Without the pictures, repeat the listing character for character.

- **SOURCE DATA**:
** start **
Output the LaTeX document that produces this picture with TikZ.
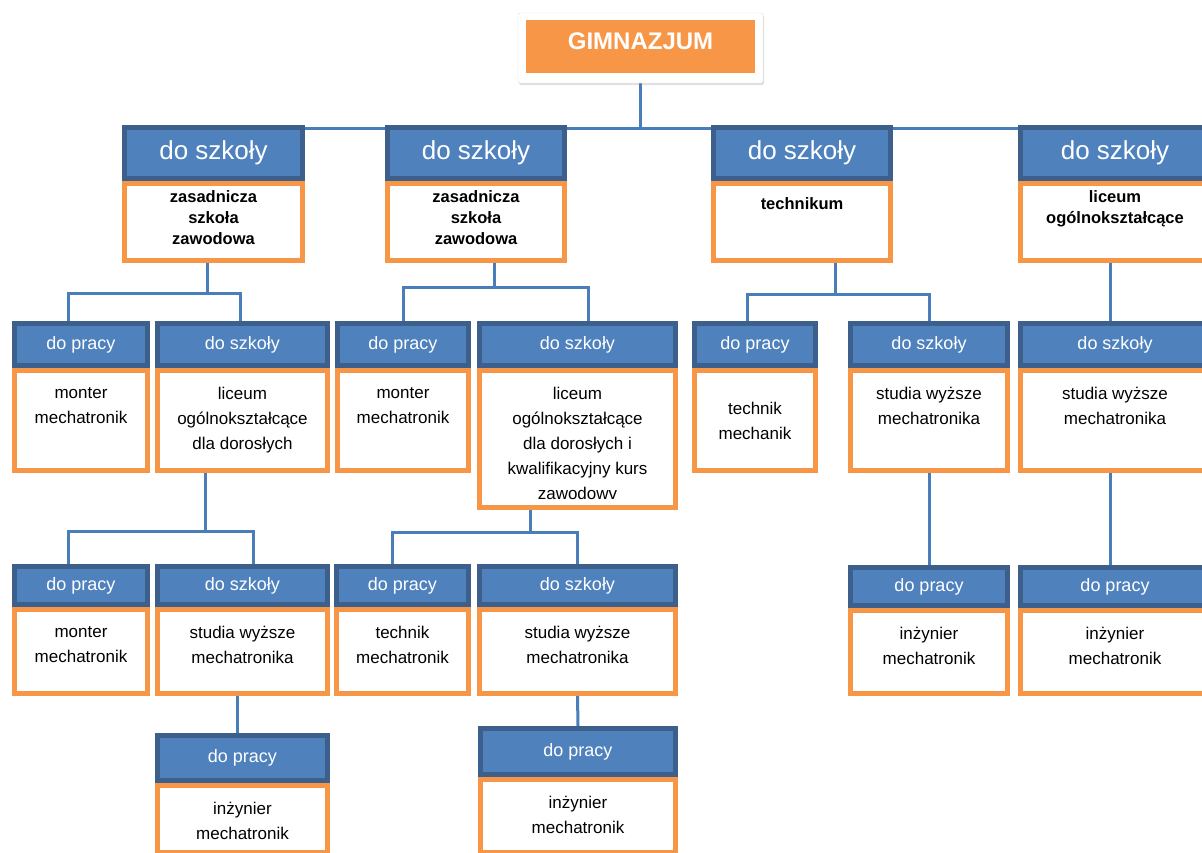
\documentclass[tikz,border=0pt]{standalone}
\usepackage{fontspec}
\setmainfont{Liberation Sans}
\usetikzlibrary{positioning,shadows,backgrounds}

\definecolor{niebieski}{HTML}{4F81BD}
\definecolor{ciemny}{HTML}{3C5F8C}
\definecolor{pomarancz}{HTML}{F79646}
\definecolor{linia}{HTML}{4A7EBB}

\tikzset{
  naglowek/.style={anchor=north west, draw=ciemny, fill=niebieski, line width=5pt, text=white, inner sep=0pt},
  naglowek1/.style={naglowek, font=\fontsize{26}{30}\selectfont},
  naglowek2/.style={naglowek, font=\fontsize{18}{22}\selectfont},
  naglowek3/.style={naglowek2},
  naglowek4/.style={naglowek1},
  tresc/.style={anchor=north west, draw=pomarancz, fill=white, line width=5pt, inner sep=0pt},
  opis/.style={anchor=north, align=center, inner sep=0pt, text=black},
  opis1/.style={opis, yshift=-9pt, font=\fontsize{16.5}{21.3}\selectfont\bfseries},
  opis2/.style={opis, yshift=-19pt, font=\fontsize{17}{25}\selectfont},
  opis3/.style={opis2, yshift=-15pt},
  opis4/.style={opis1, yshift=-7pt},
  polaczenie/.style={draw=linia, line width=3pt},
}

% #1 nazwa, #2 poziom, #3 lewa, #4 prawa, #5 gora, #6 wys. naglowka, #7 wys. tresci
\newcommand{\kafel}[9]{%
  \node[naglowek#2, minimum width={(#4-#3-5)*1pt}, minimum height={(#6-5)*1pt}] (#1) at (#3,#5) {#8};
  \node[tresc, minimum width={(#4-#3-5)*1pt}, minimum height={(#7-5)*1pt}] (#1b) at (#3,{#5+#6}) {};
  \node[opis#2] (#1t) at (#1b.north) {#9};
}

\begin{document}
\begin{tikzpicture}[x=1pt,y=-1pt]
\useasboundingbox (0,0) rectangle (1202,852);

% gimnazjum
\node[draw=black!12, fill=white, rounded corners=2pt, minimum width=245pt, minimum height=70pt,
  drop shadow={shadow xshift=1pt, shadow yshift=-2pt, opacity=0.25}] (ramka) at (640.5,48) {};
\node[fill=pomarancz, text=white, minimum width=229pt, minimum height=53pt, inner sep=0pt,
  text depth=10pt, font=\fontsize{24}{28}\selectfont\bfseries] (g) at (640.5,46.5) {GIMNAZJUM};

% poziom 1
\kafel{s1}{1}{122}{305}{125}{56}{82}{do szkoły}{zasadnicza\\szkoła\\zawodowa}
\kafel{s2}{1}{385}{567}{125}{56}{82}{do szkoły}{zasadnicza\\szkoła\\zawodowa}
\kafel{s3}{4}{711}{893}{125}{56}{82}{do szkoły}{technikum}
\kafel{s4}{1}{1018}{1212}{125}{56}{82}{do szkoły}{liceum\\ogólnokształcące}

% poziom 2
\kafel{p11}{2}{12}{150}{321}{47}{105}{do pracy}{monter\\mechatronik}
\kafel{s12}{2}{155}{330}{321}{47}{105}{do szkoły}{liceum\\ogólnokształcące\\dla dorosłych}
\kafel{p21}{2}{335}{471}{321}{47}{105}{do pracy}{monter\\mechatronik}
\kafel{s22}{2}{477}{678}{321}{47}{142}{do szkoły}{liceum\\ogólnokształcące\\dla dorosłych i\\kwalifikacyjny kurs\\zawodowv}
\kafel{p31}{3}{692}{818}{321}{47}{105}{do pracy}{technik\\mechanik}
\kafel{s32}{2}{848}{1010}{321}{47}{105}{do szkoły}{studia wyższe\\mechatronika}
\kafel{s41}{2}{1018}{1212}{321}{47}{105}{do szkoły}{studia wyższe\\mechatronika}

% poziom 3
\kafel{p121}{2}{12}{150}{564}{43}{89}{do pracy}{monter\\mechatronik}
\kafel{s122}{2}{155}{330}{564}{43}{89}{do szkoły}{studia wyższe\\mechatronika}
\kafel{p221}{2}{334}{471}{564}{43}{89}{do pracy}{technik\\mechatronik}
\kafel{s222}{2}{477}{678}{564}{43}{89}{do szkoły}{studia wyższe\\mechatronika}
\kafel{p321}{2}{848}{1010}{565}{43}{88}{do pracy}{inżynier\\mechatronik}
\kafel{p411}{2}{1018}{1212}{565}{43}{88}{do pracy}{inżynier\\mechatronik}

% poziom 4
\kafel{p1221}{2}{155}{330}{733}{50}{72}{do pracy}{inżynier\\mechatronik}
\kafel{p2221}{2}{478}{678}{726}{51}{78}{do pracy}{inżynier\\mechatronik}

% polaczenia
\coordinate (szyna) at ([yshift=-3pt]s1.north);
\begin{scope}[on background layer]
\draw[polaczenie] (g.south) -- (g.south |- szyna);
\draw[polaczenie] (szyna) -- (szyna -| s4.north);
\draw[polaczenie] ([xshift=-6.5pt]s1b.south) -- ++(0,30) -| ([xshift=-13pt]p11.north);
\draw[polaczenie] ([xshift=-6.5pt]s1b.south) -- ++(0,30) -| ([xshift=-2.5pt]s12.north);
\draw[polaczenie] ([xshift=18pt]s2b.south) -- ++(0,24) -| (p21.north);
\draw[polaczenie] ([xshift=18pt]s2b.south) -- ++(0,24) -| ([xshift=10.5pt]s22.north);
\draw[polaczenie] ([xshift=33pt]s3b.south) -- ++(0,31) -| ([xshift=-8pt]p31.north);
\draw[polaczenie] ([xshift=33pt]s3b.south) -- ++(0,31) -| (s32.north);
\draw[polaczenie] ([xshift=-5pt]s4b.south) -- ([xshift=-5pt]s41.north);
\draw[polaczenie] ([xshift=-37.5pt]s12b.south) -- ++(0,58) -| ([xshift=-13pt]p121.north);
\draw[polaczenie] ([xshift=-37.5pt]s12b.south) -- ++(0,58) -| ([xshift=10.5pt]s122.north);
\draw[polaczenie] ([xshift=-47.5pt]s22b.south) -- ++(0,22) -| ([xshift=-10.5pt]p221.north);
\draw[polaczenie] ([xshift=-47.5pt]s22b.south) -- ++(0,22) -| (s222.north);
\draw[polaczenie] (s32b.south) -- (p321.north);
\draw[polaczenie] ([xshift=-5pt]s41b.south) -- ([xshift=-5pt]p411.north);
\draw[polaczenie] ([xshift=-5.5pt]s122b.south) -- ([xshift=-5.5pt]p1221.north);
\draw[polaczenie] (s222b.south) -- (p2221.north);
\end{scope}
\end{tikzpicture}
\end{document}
** end **
- **WRITTEN SOLUTION**:
Output the LaTeX document that produces this picture with TikZ.
\documentclass[tikz,border=0pt]{standalone}
\usepackage{fontspec}
\setmainfont{Liberation Sans}
\usetikzlibrary{positioning,shadows,backgrounds}

\definecolor{niebieski}{HTML}{4F81BD}
\definecolor{ciemny}{HTML}{3C5F8C}
\definecolor{pomarancz}{HTML}{F79646}
\definecolor{linia}{HTML}{4A7EBB}

\tikzset{
  naglowek/.style={anchor=north west, draw=ciemny, fill=niebieski, line width=5pt, text=white, inner sep=0pt},
  naglowek1/.style={naglowek, font=\fontsize{26}{30}\selectfont},
  naglowek2/.style={naglowek, font=\fontsize{18}{22}\selectfont},
  naglowek3/.style={naglowek2},
  naglowek4/.style={naglowek1},
  tresc/.style={anchor=north west, draw=pomarancz, fill=white, line width=5pt, inner sep=0pt},
  opis/.style={anchor=north, align=center, inner sep=0pt, text=black},
  opis1/.style={opis, yshift=-9pt, font=\fontsize{16.5}{21.3}\selectfont\bfseries},
  opis2/.style={opis, yshift=-19pt, font=\fontsize{17}{25}\selectfont},
  opis3/.style={opis2, yshift=-15pt},
  opis4/.style={opis1, yshift=-7pt},
  polaczenie/.style={draw=linia, line width=3pt},
}

% #1 nazwa, #2 poziom, #3 lewa, #4 prawa, #5 gora, #6 wys. naglowka, #7 wys. tresci
\newcommand{\kafel}[9]{%
  \node[naglowek#2, minimum width={(#4-#3-5)*1pt}, minimum height={(#6-5)*1pt}] (#1) at (#3,#5) {#8};
  \node[tresc, minimum width={(#4-#3-5)*1pt}, minimum height={(#7-5)*1pt}] (#1b) at (#3,{#5+#6}) {};
  \node[opis#2] (#1t) at (#1b.north) {#9};
}

\begin{document}
\begin{tikzpicture}[x=1pt,y=-1pt]
\useasboundingbox (0,0) rectangle (1202,852);

% gimnazjum
\node[draw=black!12, fill=white, rounded corners=2pt, minimum width=245pt, minimum height=70pt,
  drop shadow={shadow xshift=1pt, shadow yshift=-2pt, opacity=0.25}] (ramka) at (640.5,48) {};
\node[fill=pomarancz, text=white, minimum width=229pt, minimum height=53pt, inner sep=0pt,
  text depth=10pt, font=\fontsize{24}{28}\selectfont\bfseries] (g) at (640.5,46.5) {GIMNAZJUM};

% poziom 1
\kafel{s1}{1}{122}{305}{125}{56}{82}{do szkoły}{zasadnicza\\szkoła\\zawodowa}
\kafel{s2}{1}{385}{567}{125}{56}{82}{do szkoły}{zasadnicza\\szkoła\\zawodowa}
\kafel{s3}{4}{711}{893}{125}{56}{82}{do szkoły}{technikum}
\kafel{s4}{1}{1018}{1212}{125}{56}{82}{do szkoły}{liceum\\ogólnokształcące}

% poziom 2
\kafel{p11}{2}{12}{150}{321}{47}{105}{do pracy}{monter\\mechatronik}
\kafel{s12}{2}{155}{330}{321}{47}{105}{do szkoły}{liceum\\ogólnokształcące\\dla dorosłych}
\kafel{p21}{2}{335}{471}{321}{47}{105}{do pracy}{monter\\mechatronik}
\kafel{s22}{2}{477}{678}{321}{47}{142}{do szkoły}{liceum\\ogólnokształcące\\dla dorosłych i\\kwalifikacyjny kurs\\zawodowv}
\kafel{p31}{3}{692}{818}{321}{47}{105}{do pracy}{technik\\mechanik}
\kafel{s32}{2}{848}{1010}{321}{47}{105}{do szkoły}{studia wyższe\\mechatronika}
\kafel{s41}{2}{1018}{1212}{321}{47}{105}{do szkoły}{studia wyższe\\mechatronika}

% poziom 3
\kafel{p121}{2}{12}{150}{564}{43}{89}{do pracy}{monter\\mechatronik}
\kafel{s122}{2}{155}{330}{564}{43}{89}{do szkoły}{studia wyższe\\mechatronika}
\kafel{p221}{2}{334}{471}{564}{43}{89}{do pracy}{technik\\mechatronik}
\kafel{s222}{2}{477}{678}{564}{43}{89}{do szkoły}{studia wyższe\\mechatronika}
\kafel{p321}{2}{848}{1010}{565}{43}{88}{do pracy}{inżynier\\mechatronik}
\kafel{p411}{2}{1018}{1212}{565}{43}{88}{do pracy}{inżynier\\mechatronik}

% poziom 4
\kafel{p1221}{2}{155}{330}{733}{50}{72}{do pracy}{inżynier\\mechatronik}
\kafel{p2221}{2}{478}{678}{726}{51}{78}{do pracy}{inżynier\\mechatronik}

% polaczenia
\coordinate (szyna) at ([yshift=-3pt]s1.north);
\begin{scope}[on background layer]
\draw[polaczenie] (g.south) -- (g.south |- szyna);
\draw[polaczenie] (szyna) -- (szyna -| s4.north);
\draw[polaczenie] ([xshift=-6.5pt]s1b.south) -- ++(0,30) -| ([xshift=-13pt]p11.north);
\draw[polaczenie] ([xshift=-6.5pt]s1b.south) -- ++(0,30) -| ([xshift=-2.5pt]s12.north);
\draw[polaczenie] ([xshift=18pt]s2b.south) -- ++(0,24) -| (p21.north);
\draw[polaczenie] ([xshift=18pt]s2b.south) -- ++(0,24) -| ([xshift=10.5pt]s22.north);
\draw[polaczenie] ([xshift=33pt]s3b.south) -- ++(0,31) -| ([xshift=-8pt]p31.north);
\draw[polaczenie] ([xshift=33pt]s3b.south) -- ++(0,31) -| (s32.north);
\draw[polaczenie] ([xshift=-5pt]s4b.south) -- ([xshift=-5pt]s41.north);
\draw[polaczenie] ([xshift=-37.5pt]s12b.south) -- ++(0,58) -| ([xshift=-13pt]p121.north);
\draw[polaczenie] ([xshift=-37.5pt]s12b.south) -- ++(0,58) -| ([xshift=10.5pt]s122.north);
\draw[polaczenie] ([xshift=-47.5pt]s22b.south) -- ++(0,22) -| ([xshift=-10.5pt]p221.north);
\draw[polaczenie] ([xshift=-47.5pt]s22b.south) -- ++(0,22) -| (s222.north);
\draw[polaczenie] (s32b.south) -- (p321.north);
\draw[polaczenie] ([xshift=-5pt]s41b.south) -- ([xshift=-5pt]p411.north);
\draw[polaczenie] ([xshift=-5.5pt]s122b.south) -- ([xshift=-5.5pt]p1221.north);
\draw[polaczenie] (s222b.south) -- (p2221.north);
\end{scope}
\end{tikzpicture}
\end{document}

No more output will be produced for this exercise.